[Prompt]: Check every line of the entries that follow, and copy the ones containing "What".

[Stored rows]:
———

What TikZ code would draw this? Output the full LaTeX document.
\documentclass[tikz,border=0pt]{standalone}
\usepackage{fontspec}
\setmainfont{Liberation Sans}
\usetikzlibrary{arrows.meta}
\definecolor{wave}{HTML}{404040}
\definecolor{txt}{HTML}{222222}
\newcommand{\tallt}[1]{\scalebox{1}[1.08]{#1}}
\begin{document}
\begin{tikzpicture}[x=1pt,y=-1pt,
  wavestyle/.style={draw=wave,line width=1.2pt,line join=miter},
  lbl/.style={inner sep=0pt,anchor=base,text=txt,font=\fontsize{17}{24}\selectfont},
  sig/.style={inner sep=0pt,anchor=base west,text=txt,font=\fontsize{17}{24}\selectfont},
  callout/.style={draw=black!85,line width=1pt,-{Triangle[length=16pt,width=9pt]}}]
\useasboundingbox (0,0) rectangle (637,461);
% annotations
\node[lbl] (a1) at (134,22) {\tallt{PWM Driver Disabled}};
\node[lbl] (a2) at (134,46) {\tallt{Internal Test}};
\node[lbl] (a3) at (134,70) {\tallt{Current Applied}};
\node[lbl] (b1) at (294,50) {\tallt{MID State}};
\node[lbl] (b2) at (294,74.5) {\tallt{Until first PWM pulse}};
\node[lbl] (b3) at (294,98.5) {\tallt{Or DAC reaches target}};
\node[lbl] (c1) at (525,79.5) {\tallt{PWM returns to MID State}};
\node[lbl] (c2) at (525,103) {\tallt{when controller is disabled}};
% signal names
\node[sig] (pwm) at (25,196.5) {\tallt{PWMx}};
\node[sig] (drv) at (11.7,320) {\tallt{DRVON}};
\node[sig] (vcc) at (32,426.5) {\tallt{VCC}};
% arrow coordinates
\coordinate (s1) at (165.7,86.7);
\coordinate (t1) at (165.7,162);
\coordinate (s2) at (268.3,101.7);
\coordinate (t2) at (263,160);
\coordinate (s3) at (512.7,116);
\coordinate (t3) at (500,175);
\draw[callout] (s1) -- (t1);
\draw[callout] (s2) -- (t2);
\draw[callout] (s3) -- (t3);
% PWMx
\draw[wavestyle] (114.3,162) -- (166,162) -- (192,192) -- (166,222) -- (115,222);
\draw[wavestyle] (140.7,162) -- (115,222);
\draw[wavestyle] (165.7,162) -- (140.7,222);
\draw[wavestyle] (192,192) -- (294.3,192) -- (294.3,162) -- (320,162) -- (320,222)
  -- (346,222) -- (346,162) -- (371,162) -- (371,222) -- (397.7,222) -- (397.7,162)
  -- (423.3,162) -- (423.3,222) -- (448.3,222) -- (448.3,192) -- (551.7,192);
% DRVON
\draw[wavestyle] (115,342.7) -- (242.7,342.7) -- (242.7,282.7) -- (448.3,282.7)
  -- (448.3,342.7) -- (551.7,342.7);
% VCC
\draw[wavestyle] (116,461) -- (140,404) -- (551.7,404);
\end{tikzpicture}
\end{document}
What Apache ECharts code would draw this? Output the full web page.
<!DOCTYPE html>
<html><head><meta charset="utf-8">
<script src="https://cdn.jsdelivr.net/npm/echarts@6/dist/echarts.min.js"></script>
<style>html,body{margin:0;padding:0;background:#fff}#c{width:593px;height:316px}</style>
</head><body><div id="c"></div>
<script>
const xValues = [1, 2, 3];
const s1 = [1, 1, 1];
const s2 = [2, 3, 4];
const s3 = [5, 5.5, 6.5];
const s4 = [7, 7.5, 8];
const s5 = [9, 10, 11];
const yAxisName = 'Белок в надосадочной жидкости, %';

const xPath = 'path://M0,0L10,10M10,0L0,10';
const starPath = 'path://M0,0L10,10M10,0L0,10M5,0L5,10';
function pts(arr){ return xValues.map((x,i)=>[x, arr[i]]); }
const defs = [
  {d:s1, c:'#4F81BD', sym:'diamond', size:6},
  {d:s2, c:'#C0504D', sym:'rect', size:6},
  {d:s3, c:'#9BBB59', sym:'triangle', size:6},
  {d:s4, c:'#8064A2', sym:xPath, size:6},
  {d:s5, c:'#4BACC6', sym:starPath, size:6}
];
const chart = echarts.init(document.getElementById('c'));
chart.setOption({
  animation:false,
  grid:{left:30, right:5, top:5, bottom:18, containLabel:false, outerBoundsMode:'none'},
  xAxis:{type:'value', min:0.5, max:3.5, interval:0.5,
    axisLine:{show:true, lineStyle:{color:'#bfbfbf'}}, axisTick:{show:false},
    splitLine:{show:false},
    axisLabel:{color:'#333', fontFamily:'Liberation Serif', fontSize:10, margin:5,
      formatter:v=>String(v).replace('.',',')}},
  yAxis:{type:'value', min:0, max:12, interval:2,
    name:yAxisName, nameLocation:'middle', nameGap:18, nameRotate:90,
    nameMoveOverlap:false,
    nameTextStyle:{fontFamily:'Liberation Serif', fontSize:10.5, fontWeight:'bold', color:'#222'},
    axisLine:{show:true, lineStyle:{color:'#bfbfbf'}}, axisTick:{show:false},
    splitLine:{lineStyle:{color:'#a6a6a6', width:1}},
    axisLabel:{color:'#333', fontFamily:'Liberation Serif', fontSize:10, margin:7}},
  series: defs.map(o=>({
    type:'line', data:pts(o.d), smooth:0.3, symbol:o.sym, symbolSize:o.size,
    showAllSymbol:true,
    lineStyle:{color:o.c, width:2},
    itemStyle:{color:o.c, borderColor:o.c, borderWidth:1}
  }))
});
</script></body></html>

———

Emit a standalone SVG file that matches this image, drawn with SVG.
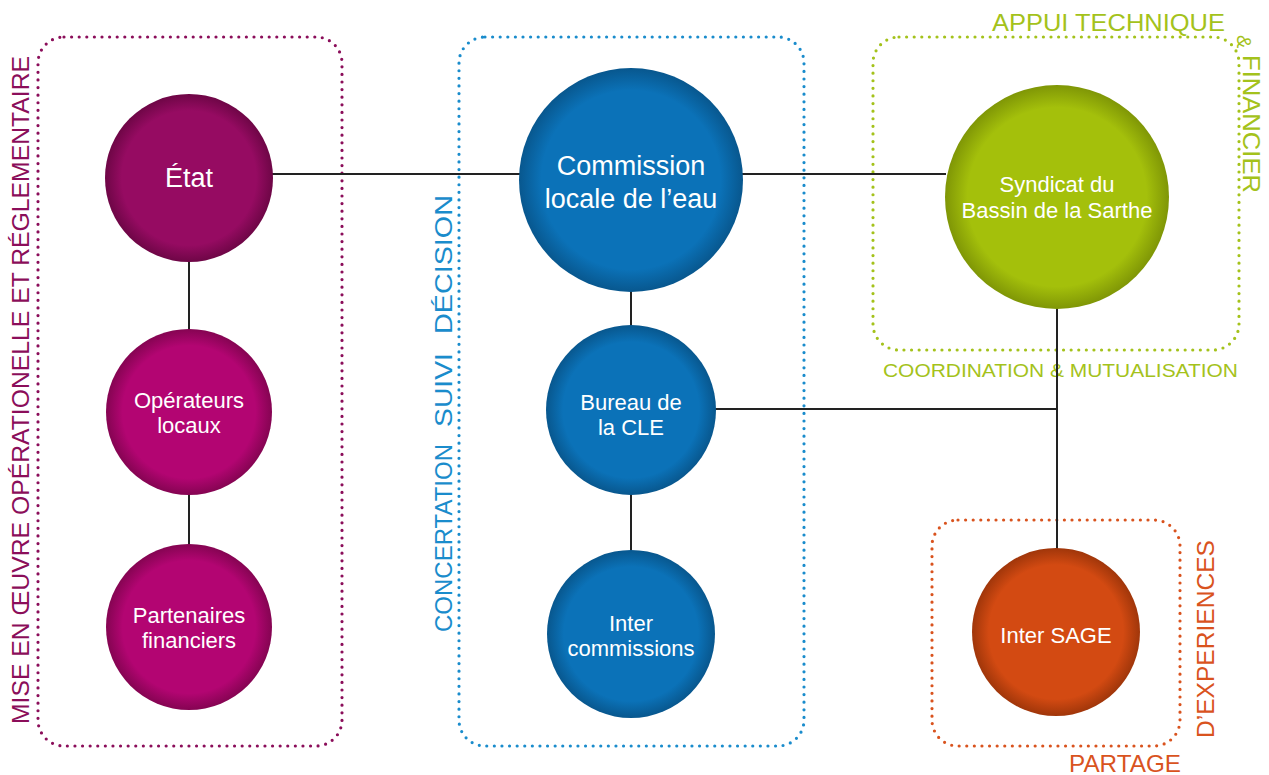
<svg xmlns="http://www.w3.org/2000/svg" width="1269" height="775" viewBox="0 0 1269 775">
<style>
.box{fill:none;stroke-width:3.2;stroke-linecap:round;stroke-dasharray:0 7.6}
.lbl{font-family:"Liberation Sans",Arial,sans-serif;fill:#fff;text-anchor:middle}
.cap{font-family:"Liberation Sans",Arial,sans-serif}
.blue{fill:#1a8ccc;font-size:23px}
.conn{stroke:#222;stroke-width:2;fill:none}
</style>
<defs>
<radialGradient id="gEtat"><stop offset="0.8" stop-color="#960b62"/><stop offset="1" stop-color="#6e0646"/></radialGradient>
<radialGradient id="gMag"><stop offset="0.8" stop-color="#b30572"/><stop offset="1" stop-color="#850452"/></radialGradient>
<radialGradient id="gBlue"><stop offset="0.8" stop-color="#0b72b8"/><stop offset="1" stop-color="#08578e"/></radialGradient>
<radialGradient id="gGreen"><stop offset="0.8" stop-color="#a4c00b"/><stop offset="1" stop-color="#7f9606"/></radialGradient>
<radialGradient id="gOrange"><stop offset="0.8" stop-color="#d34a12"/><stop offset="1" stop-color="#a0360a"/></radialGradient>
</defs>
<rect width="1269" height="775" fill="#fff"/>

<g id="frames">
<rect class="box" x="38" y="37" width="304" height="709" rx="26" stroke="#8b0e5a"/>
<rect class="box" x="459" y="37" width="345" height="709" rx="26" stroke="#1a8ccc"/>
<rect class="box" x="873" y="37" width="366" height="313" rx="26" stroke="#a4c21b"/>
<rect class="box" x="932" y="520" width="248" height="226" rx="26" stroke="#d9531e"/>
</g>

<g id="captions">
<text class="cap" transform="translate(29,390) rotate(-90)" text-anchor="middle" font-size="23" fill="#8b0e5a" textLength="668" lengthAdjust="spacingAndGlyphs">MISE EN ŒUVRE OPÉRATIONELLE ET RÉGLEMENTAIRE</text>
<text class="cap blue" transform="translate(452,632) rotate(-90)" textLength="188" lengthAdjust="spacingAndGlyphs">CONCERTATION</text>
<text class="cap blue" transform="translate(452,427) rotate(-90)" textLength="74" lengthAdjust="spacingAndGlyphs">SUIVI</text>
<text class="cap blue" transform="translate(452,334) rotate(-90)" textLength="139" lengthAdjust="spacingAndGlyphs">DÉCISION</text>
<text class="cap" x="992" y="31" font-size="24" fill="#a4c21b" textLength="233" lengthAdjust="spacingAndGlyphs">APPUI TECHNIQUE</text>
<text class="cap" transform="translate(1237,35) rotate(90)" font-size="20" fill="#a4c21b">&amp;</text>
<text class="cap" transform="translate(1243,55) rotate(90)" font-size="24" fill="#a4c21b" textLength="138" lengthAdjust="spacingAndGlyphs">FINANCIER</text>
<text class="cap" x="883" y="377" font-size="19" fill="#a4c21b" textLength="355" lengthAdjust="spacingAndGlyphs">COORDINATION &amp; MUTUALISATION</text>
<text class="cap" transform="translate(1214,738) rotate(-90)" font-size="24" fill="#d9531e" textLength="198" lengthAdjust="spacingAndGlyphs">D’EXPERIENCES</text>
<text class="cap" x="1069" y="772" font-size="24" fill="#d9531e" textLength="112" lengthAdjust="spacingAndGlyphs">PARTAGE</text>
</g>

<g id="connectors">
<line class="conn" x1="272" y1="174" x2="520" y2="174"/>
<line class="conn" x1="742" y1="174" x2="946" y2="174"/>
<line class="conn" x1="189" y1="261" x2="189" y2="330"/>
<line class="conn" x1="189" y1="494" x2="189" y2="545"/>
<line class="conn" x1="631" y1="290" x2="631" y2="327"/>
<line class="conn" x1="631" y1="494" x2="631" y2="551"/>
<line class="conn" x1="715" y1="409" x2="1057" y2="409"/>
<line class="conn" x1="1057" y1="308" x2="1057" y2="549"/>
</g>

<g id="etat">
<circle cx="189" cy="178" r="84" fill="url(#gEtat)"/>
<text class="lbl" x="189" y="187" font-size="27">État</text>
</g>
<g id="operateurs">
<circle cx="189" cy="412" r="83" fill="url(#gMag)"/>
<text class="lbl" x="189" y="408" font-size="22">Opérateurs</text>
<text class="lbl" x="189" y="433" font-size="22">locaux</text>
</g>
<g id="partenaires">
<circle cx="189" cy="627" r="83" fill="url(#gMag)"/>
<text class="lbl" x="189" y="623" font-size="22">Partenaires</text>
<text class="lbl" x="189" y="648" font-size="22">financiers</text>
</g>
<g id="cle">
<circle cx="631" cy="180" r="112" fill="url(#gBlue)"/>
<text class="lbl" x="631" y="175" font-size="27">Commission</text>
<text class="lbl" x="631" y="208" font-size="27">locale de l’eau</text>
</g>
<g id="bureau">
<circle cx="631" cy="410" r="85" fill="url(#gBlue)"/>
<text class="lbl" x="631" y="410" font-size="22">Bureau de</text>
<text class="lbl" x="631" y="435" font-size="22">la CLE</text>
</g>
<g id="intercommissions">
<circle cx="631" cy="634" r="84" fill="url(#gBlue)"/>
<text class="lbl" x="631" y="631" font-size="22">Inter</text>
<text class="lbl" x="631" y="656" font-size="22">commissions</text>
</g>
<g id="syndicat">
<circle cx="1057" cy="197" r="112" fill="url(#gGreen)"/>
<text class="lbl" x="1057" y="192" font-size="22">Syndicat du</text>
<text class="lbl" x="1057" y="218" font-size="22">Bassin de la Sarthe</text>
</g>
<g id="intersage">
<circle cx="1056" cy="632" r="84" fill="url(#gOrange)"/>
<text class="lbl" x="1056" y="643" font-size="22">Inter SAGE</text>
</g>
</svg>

———

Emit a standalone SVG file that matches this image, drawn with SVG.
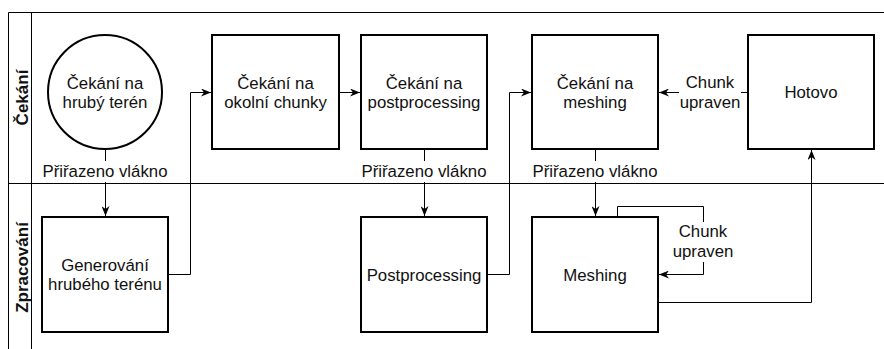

———

[Exercise solution]:
What TikZ code would draw this? Output the full LaTeX document.
What Apache ECharts code would draw this? Output the full web page.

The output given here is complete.